1. Carrier diversity and operational/cyber resilience – no one ever learns without making mistakes, unless they can learn from others. Optus in recent years has been exceedingly generous with its learning moments and the analysis of what went wrong in their recent catastrophic network failure has been a very useful moment for boards and executives across all organisations. Many company’s have already deployed dual-SIM mobiles for their emergency response teams and true carrier diverse SD-WANs is looking like the go-to architecture for 2024.
2. Digital Supply Chain risk assessment and management has become a regular topic in most board discussions. With the majority of the big publicised data breaches being initiated through an outside channel, everyone has recognised that your people and your partners can be there undefended weak link in their cyber defence. 3rd party audit rights, attestations and mandatory assessments have become a common response and we can expect this trend to intensify in 2024.
3. Strategic Cost optimisation & Frugal Cloud Architectures - As interest rate and inflation pressures continue to bite business through 2024, the expectation that the rate of IT budget growth will reduce should be considered. Organisations should seek to leverage cost optimisation opportunities while maintaining the push for resilience, security and agility improvements in a appropriately frugal manner
4. Data & Analytic transformations – As organisations have continued to digitise and collect more business data, both the opportunity and the risk has steadily increase. While most organisations now understand the risk of storing everything for ever, the growing capabilities of AI engines in analytics have doubled the need for deliberate planning on your data & analytics transformation journey.
5. AI, Privacy and Cyber Governance Policy – As businesses seek to exploit growing AI opportunities the requirement for staff to undertake Structured Experimentation will require both planning and risk mitigation strategies. The need to consider your technical and control policies across your technology environment will also become increasingly critical with the new privacy regulations and cyber security obligations expected in 2024.
6. FinOps is the framework that connects the business to the spending priority on IT capabilities and provides a path for governance and accountability with continuous and iterative practices. With the cloud procurement practices of IT teams often be compared to moving from buying beer by the bottle (on-premises procurement) to the installation of a Tap directly into the bedroom of an alcoholic, it is not surprising that cost control and purchase decision governance is a big topic for 2024.

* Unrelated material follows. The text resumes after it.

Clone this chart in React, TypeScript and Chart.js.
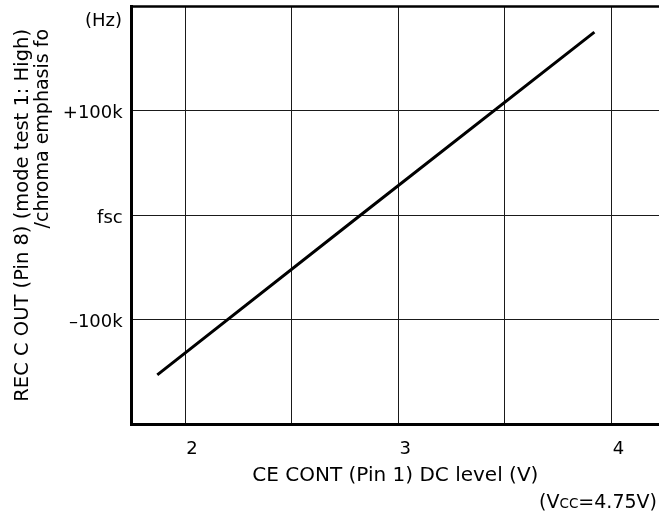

7. AI, Privacy and Cyber Governance Policy – As businesses seek to exploit growing AI opportunities the requirement for staff to undertake Structured Experimentation will require both planning and risk mitigation strategies. The need to consider your technical and control policies across your technology environment will also become increasingly critical with the new privacy regulations and cyber security obligations expected in 2024.
8. 3G shutdown and Windows 10 EOL– although some may feel like the impending 3G shutdown might feel like the Y2K bug of last century, for some industries it poses a very real danger. It is not so much a concern identifying 3G only devices, but ensuring that older 4G devices supporting machine to machine communication that are deployed in remote locations are able to operate on the frequency bands that have coverage at those locations. Planning for the scheduled Windows 10 EOL should be nearing completion and 2024 should be used for the migration or retirement of those devices.
9. Priority Planning, deciding what not to do is often just as important on identifying the opportunity landscape. The more that the IT function properly engages with the business the truly limitless appetite for more information, more automation and improved capabilities is increasingly uncovered demonstrating the insatiable demand the business has. Maintaining focus and prioritisation is critical to success in delivering your improvement and remediation projects.
10. Improved technical governance and further increased board-level oversight of IT operations – The importance of secure, reliable and efficient IT to support the competitiveness of businesses will continue to be a focal point for many boards. Data custody has become an increasing concern as increasingly complex supply chain and IT environments threaten to affect the “line of sight” of organisations to its information. Boards will continue to ask questions on their risk levels for data integrity, information protection and privacy compliance. We expect many more organisations will opt for Independent external review to provide appropriate oversight directly to the board.